» **REQUIRED TASK**
Drop the images; return everything else in the listing below exactly.

▽

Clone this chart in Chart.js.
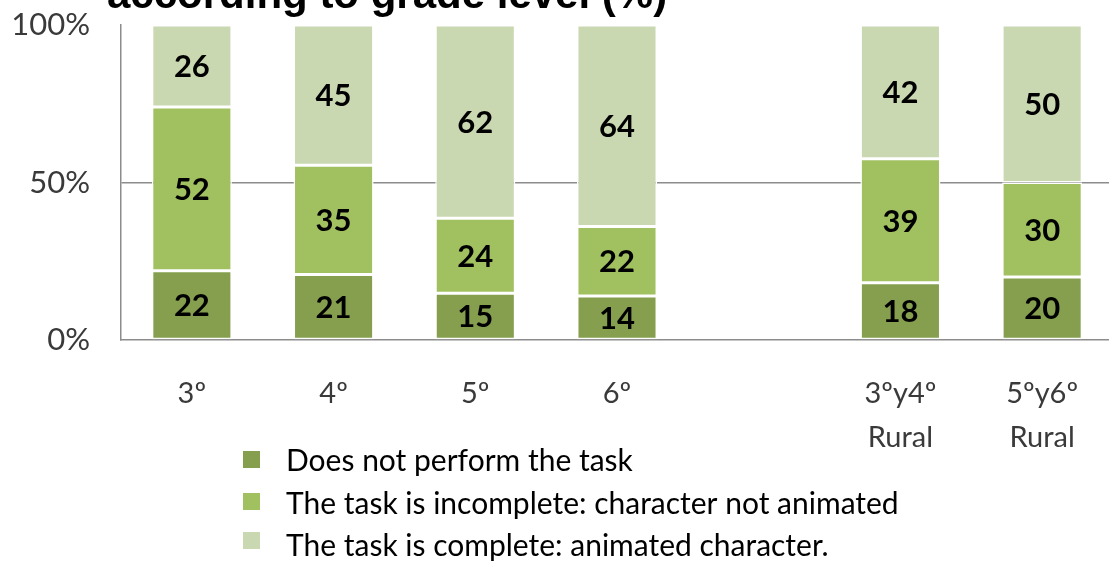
<!DOCTYPE html>
<html><head><meta charset="utf-8">
<script src="https://cdn.jsdelivr.net/npm/chart.js@4/dist/chart.umd.min.js"></script>
<style>html,body{margin:0;padding:0;background:#fff;overflow:hidden}#wrap{width:1114px;height:562px;position:relative}</style>
</head><body><div id="wrap"><canvas id="c"></canvas></div>
<script>
// ---- data ----
const categories = ['3º', '4º', '5º', '6º', '', ['3ºy4º', 'Rural'], ['5ºy6º', 'Rural']];
const seriesNames = ['Does not perform the task', 'The task is incomplete: character not animated', 'The task is complete: animated character.'];
const notPerform = [22, 21, 15, 14, null, 18, 20];
const incomplete = [52, 35, 24, 22, null, 39, 30];
const complete   = [26, 45, 62, 64, null, 42, 50];
const yTicks = [0, 50, 100];
const titleText = 'according to grade level (%)';

// ---- styles ----
const colors = ['#869F4E', '#A1C05F', '#CAD8B1'];
const gridColor = '#8C8C8C';
const FONT = 'Lato, "Open Sans", sans-serif';

const series = [notPerform, incomplete, complete];
const totals = categories.map((_, i) => series.reduce((s, a) => s + (a[i] || 0), 0));
const share = arr => arr.map((v, i) => v == null ? null : v / totals[i] * 100);

const datasets = series.map((arr, k) => ({
  label: seriesNames[k],
  data: share(arr),
  rawValues: arr,
  backgroundColor: colors[k],
  borderColor: '#FFFFFF',
  borderWidth: 1.5,
  borderSkipped: false,
  barPercentage: 0.565,
  categoryPercentage: 1.0
}));

const valueLabels = {
  id: 'valueLabels',
  afterDatasetsDraw(chart) {
    const ctx = chart.ctx;
    ctx.save();
    ctx.font = 'bold 31px ' + FONT;
    ctx.fillStyle = '#000';
    ctx.textAlign = 'center';
    ctx.textBaseline = 'middle';
    chart.data.datasets.forEach((ds, di) => {
      const meta = chart.getDatasetMeta(di);
      meta.data.forEach((el, i) => {
        const v = ds.rawValues[i];
        if (v == null) return;
        const p = el.getProps(['x', 'y', 'base'], true);
        ctx.fillText(String(v), p.x, (p.y + p.base) / 2 + 1);
      });
    });
    ctx.restore();
  }
};

const extras = {
  id: 'extras',
  afterDraw(chart) {
    const ctx = chart.ctx;
    ctx.save();
    // partially visible title
    ctx.font = 'bold 42px "Liberation Sans", Arial, sans-serif';
    ctx.fillStyle = '#000';
    ctx.textAlign = 'left';
    ctx.textBaseline = 'alphabetic';
    ctx.fillText(titleText, 107, 8);
    // legend
    const boxY = [459, 501, 540];
    const textY = [461, 504, 546];
    ctx.font = '30px ' + FONT;
    ctx.textBaseline = 'middle';
    chart.data.datasets.forEach((ds, i) => {
      ctx.fillStyle = ds.backgroundColor;
      ctx.fillRect(243, boxY[i] - 8, 17, 17);
      ctx.fillStyle = '#000';
      ctx.fillText(ds.label, 286, textY[i]);
    });
    ctx.restore();
  }
};

new Chart(document.getElementById('c'), {
  type: 'bar',
  data: { labels: categories, datasets },
  options: {
    responsive: true,
    maintainAspectRatio: false,
    animation: false,
    layout: { padding: { top: 25, right: 1, left: 0, bottom: 0 } },
    plugins: { legend: { display: false }, tooltip: { enabled: false }, title: { display: false } },
    scales: {
      x: {
        stacked: true,
        grid: { display: false, drawTicks: false },
        border: { display: true, color: gridColor, width: 1.5 },
        ticks: { color: '#3A3A3A', font: { family: FONT, size: 29, lineHeight: 1.5 }, padding: 32, maxRotation: 0, autoSkip: false },
        afterFit(s) { s.height = 222; s.paddingTop = 0; s.paddingBottom = 0; }
      },
      y: {
        stacked: true,
        min: 0, max: 100,
        afterBuildTicks(s) { s.ticks = yTicks.map(v => ({ value: v })); },
        grid: { color: ctx => ctx.tick && ctx.tick.value === 50 ? gridColor : 'rgba(0,0,0,0)', lineWidth: 1.5, drawTicks: false },
        border: { display: true, color: gridColor, width: 1.5 },
        ticks: { color: '#3A3A3A', font: { family: FONT, size: 31 }, padding: 31, callback: v => v + '%' },
        afterFit(s) { s.width = 121; s.paddingTop = 0; s.paddingBottom = 0; }
      }
    }
  },
  plugins: [valueLabels, extras]
});
</script>
</body></html>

△

» **ANSWER TO THE PROBLEM**
Clone this chart in Chart.js.
<!DOCTYPE html>
<html><head><meta charset="utf-8">
<script src="https://cdn.jsdelivr.net/npm/chart.js@4/dist/chart.umd.min.js"></script>
<style>html,body{margin:0;padding:0;background:#fff;overflow:hidden}#wrap{width:1114px;height:562px;position:relative}</style>
</head><body><div id="wrap"><canvas id="c"></canvas></div>
<script>
// ---- data ----
const categories = ['3º', '4º', '5º', '6º', '', ['3ºy4º', 'Rural'], ['5ºy6º', 'Rural']];
const seriesNames = ['Does not perform the task', 'The task is incomplete: character not animated', 'The task is complete: animated character.'];
const notPerform = [22, 21, 15, 14, null, 18, 20];
const incomplete = [52, 35, 24, 22, null, 39, 30];
const complete   = [26, 45, 62, 64, null, 42, 50];
const yTicks = [0, 50, 100];
const titleText = 'according to grade level (%)';

// ---- styles ----
const colors = ['#869F4E', '#A1C05F', '#CAD8B1'];
const gridColor = '#8C8C8C';
const FONT = 'Lato, "Open Sans", sans-serif';

const series = [notPerform, incomplete, complete];
const totals = categories.map((_, i) => series.reduce((s, a) => s + (a[i] || 0), 0));
const share = arr => arr.map((v, i) => v == null ? null : v / totals[i] * 100);

const datasets = series.map((arr, k) => ({
  label: seriesNames[k],
  data: share(arr),
  rawValues: arr,
  backgroundColor: colors[k],
  borderColor: '#FFFFFF',
  borderWidth: 1.5,
  borderSkipped: false,
  barPercentage: 0.565,
  categoryPercentage: 1.0
}));

const valueLabels = {
  id: 'valueLabels',
  afterDatasetsDraw(chart) {
    const ctx = chart.ctx;
    ctx.save();
    ctx.font = 'bold 31px ' + FONT;
    ctx.fillStyle = '#000';
    ctx.textAlign = 'center';
    ctx.textBaseline = 'middle';
    chart.data.datasets.forEach((ds, di) => {
      const meta = chart.getDatasetMeta(di);
      meta.data.forEach((el, i) => {
        const v = ds.rawValues[i];
        if (v == null) return;
        const p = el.getProps(['x', 'y', 'base'], true);
        ctx.fillText(String(v), p.x, (p.y + p.base) / 2 + 1);
      });
    });
    ctx.restore();
  }
};

const extras = {
  id: 'extras',
  afterDraw(chart) {
    const ctx = chart.ctx;
    ctx.save();
    // partially visible title
    ctx.font = 'bold 42px "Liberation Sans", Arial, sans-serif';
    ctx.fillStyle = '#000';
    ctx.textAlign = 'left';
    ctx.textBaseline = 'alphabetic';
    ctx.fillText(titleText, 107, 8);
    // legend
    const boxY = [459, 501, 540];
    const textY = [461, 504, 546];
    ctx.font = '30px ' + FONT;
    ctx.textBaseline = 'middle';
    chart.data.datasets.forEach((ds, i) => {
      ctx.fillStyle = ds.backgroundColor;
      ctx.fillRect(243, boxY[i] - 8, 17, 17);
      ctx.fillStyle = '#000';
      ctx.fillText(ds.label, 286, textY[i]);
    });
    ctx.restore();
  }
};

new Chart(document.getElementById('c'), {
  type: 'bar',
  data: { labels: categories, datasets },
  options: {
    responsive: true,
    maintainAspectRatio: false,
    animation: false,
    layout: { padding: { top: 25, right: 1, left: 0, bottom: 0 } },
    plugins: { legend: { display: false }, tooltip: { enabled: false }, title: { display: false } },
    scales: {
      x: {
        stacked: true,
        grid: { display: false, drawTicks: false },
        border: { display: true, color: gridColor, width: 1.5 },
        ticks: { color: '#3A3A3A', font: { family: FONT, size: 29, lineHeight: 1.5 }, padding: 32, maxRotation: 0, autoSkip: false },
        afterFit(s) { s.height = 222; s.paddingTop = 0; s.paddingBottom = 0; }
      },
      y: {
        stacked: true,
        min: 0, max: 100,
        afterBuildTicks(s) { s.ticks = yTicks.map(v => ({ value: v })); },
        grid: { color: ctx => ctx.tick && ctx.tick.value === 50 ? gridColor : 'rgba(0,0,0,0)', lineWidth: 1.5, drawTicks: false },
        border: { display: true, color: gridColor, width: 1.5 },
        ticks: { color: '#3A3A3A', font: { family: FONT, size: 31 }, padding: 31, callback: v => v + '%' },
        afterFit(s) { s.width = 121; s.paddingTop = 0; s.paddingBottom = 0; }
      }
    }
  },
  plugins: [valueLabels, extras]
});
</script>
</body></html>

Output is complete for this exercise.